Rilevato che le attenuanti generiche sono state concesse e valutate equivalenti alle aggravanti in ragione della gravità del fatto, dell’intensità del dolo (provata dal protrarsi della condotta illecita) e di una precedente condanna per truffa.
Rilevato che la graduazione della pena, anche in relazione agli aumenti e alle diminuzioni previsti per le circostanze aggravanti e attenuanti, rientra nella discrezionalità del giudice di merito, il quale assolve al relativo obbligo di motivazione se dà conto dell’impiego dei criteri di cui all’art. 133 cod. pen. o
richiama alla gravità del reato o alla capacità a delinquere, essendo, invece, necessaria una specifica e dettagliata spiegazione del ragionamento seguito soltanto quando la pena sia di gran lunga superiore alla misura media di quella edittale, circostanza che non ricorre nel caso di specie (cfr: Sez. 2, n. 36104 del 27/04/2017, Rv. 271243; Sez. 4, n. 21294 del 20/03/2013, Rv. 256197).
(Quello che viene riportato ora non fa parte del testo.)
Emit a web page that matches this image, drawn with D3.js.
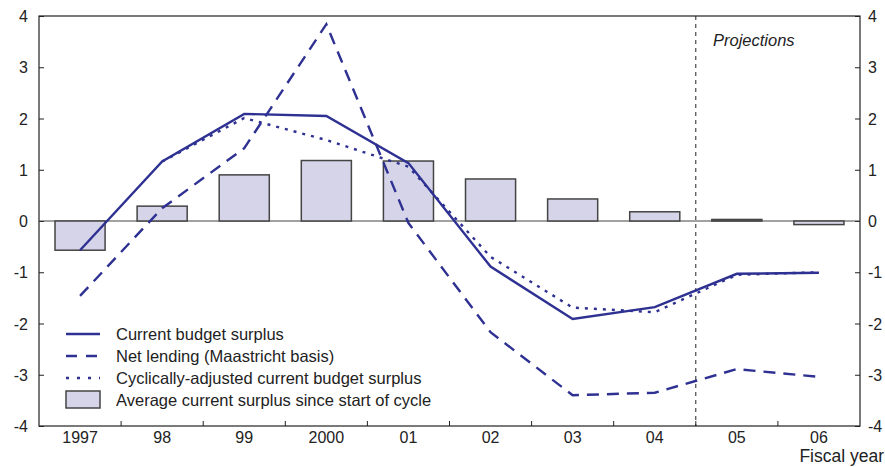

Ritenuto, pertanto, che nessuno dei motivi di ricorso superi il vaglio di ammissibilità.
Ritenuto che all’inammissibilità del ricorso consegua la condanna della ricorrente al pagamento delle spese processuali e, in ragione della causa di inammissibilità, la ricorrente debba essere condannata anche al pagamento della somma di euro tremila in favore della Cassa delle ammende.
P.Q. M.
Dichiara inammissibile il ricorso e condanna la ricorrente al pagamento delle spese processuali e della somma di euro tremila in favore della Cassa delle ammende.